Text prediction is the task of selecting the word \( w_{i} \) with maximum probability \( p \) using left context \( w_{i-n+1}... w_{i-1} \) and a noisy channel observation \( o \) of the word $w_{i}$n as predictors.
Via Bayes Rule we get:
\[ \hat{w} = \underset{w_{i} \in Words} {argmax}~(~(p( o \mid w_{i} ) \cdot p( w_{i} \mid w_{i-n+1}... w_{i-1} )~) \]
Let \( o \) be a \( prefix \) of \( w_{i} \), then
\[ \hat{w} = \underset{w_{i} \in \{w~:~isPrefix(prefix,w) , w \in Words\ \} } {argmax} ~p( w_{i} \mid w_{i-n+1}... w_{i-1} ) \]
\( p( w_{i} \mid w_{i-n+1}... w_{i-1}) \) : n-gram language model
Note: observations other than word prefixes are commonly in use, including keyboard swipe, pen-strokes in hand writing recognition, word images in OCR, and voice in speech recognition.
As mentioned in the Milestone Report, the Capstone data was cleaned and tokenized with tm and RWeka
The full text corpus (~100M words) was split in training (90%) and evaluation (10%), then the training corpus was sub-sampled in 10, 3 and 1 million word corpora, final models were trained on the 10 million word training corpus.
Model building and evaluation experiments were run to measure Coverage, Perplexity, Prediction Accuracy, LM-Size and prediction speed in function of word-frequency threshold K, Ngram-order N and training corpus size.

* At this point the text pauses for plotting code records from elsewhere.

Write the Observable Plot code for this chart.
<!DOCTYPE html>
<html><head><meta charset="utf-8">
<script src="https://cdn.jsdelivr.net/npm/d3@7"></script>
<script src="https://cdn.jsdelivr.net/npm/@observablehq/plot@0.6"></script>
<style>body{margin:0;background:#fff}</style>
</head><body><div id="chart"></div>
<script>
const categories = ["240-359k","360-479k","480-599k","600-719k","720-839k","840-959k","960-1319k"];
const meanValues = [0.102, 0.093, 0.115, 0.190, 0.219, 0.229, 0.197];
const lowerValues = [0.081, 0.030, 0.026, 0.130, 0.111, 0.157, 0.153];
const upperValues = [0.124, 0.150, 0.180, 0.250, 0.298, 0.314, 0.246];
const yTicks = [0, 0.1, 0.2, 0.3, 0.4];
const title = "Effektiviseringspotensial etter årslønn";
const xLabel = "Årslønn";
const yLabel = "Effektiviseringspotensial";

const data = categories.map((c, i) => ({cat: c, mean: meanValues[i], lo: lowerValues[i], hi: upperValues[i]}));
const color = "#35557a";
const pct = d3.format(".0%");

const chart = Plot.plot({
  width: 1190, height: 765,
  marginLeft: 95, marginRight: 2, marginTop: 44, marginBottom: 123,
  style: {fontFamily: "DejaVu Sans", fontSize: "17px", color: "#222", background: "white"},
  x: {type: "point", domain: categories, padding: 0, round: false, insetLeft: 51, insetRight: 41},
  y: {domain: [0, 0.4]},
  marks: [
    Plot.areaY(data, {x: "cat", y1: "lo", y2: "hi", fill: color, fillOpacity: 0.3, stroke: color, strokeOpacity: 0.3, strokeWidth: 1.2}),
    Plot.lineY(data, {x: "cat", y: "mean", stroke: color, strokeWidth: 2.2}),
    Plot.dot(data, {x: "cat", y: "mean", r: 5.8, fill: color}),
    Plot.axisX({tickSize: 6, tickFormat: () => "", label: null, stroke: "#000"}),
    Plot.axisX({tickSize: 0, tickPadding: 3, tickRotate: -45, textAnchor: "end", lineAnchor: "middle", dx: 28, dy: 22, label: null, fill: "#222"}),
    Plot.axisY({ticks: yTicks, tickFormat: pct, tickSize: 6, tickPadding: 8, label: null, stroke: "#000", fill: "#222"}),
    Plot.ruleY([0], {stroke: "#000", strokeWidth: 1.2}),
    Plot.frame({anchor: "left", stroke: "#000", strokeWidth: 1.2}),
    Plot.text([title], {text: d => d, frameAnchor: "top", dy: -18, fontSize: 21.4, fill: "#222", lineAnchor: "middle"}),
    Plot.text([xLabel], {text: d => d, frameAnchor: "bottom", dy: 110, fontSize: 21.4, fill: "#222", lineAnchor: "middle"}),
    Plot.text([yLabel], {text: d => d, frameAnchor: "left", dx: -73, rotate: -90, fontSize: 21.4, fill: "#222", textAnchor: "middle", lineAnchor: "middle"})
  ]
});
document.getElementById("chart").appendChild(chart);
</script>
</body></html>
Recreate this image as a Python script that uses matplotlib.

Finally a “small”“, "medium” and “large”“ language model were selected for use with the shiny app
| Model | N | K | uniGrams | biGrams | triGrams | Size.Mb | |
|---|---|---|---|---|---|---|---|
| 1 | small | 2 | 40 | 11784 | 19985 | 0 | 0.95 |
| 2 | medium | 3 | 20 | 17896 | 40661 | 16757 | 2.30 |
| 3 | large | 3 | 7 | 32285 | 110943 | 65020 | 5.90 |
| Model | N | 0 | 1 | 2 | 3 | 4 | |
|---|---|---|---|---|---|---|---|
| 1 | small | 2 | 9.30 | 27.80 | 44.40 | 60.30 | 67.90 |
| 2 | medium | 3 | 11.90 | 30.90 | 47.30 | 63.40 | 70.70 |
| 3 | large | 3 | 13.20 | 32.80 | 49.10 | 65.00 | 72.60 |
Note: prefix length zero means model only uses previous N-1 words
Accuracy was measured on a 1% sub-sample of the evaluation corpus (~ 100k words) for word-prefix lengths from 0 to 4
10 bootstrap iterations were run to estimate a mean and a standard error of the prediction accuracy.
Observations and Conclusions
a shiny App demo was build to show-case the Text Predictor.
it takes as input a phrase (multiple words) in a text box input and outputs a prediction of the top-5 next best words (best on top)
it provides an auto-complete demonstration (see screenshot) that simulates a mobile keyboard App, rthat provides top 5 predicted words as users type. This allows for an evaluation of typing performance inprovement and gives a good sense of the prediction speed.
it provides a glimpse under the hood, with summary statistics of the underlying language models.